How many of the lines here include "standalone"? Answer with a single number.

* Source records
··········

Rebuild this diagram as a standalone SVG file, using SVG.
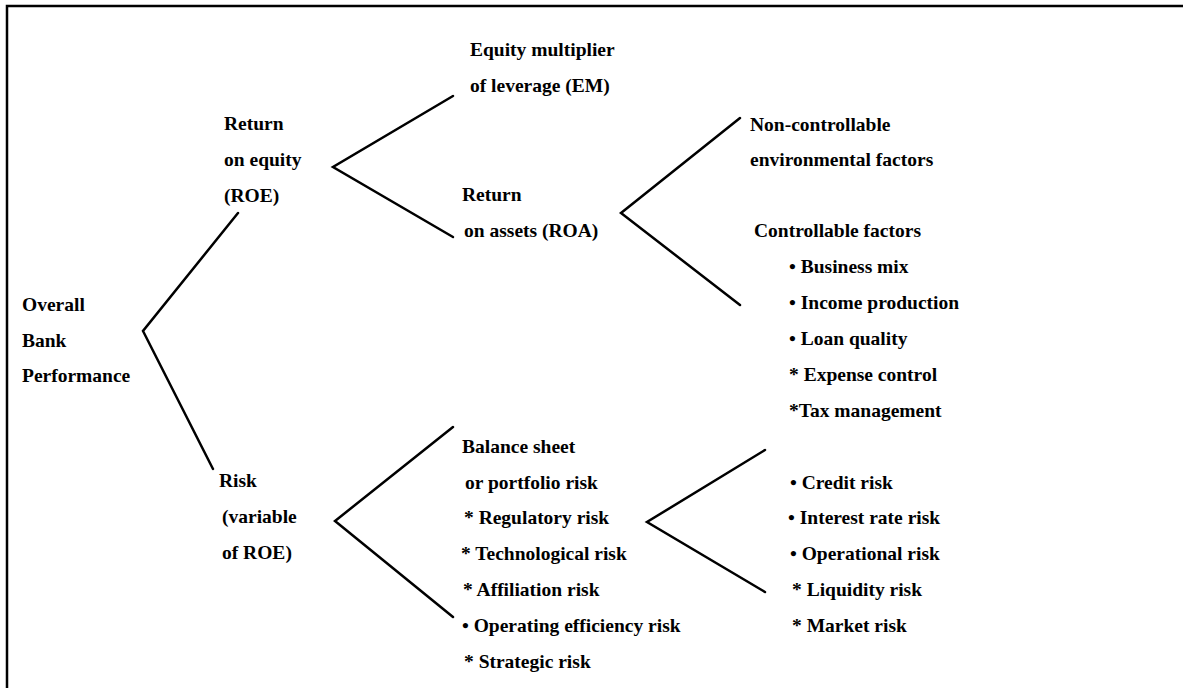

··········

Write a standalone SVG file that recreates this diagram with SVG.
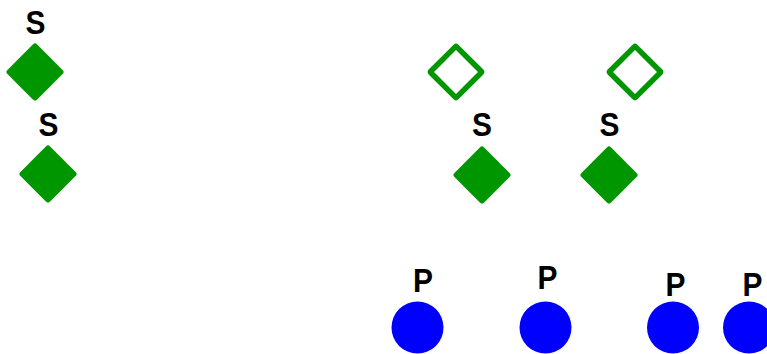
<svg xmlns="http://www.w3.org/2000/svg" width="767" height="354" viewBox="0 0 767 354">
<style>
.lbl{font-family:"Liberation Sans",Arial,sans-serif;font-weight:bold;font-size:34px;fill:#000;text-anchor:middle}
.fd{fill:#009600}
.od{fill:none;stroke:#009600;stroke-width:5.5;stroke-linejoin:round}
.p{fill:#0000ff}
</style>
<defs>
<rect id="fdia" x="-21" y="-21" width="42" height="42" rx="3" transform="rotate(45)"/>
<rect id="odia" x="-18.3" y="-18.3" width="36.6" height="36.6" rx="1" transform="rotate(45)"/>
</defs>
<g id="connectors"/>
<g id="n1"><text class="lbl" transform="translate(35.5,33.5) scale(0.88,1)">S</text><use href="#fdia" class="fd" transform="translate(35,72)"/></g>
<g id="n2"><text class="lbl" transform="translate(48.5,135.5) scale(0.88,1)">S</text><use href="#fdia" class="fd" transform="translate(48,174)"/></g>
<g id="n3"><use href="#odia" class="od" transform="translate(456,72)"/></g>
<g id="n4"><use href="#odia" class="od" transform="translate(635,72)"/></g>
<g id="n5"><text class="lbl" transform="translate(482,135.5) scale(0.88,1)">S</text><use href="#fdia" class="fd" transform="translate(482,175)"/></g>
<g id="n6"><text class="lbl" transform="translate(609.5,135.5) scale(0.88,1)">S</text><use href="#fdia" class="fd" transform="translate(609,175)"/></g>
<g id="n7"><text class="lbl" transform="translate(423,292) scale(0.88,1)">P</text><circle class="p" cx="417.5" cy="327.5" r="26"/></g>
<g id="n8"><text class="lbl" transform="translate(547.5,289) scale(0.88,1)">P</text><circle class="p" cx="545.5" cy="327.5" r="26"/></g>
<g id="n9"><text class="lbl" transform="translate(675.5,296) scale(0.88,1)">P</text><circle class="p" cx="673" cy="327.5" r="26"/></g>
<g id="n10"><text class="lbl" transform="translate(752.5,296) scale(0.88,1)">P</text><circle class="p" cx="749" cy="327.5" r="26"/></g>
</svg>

··········

* Exercise solution
2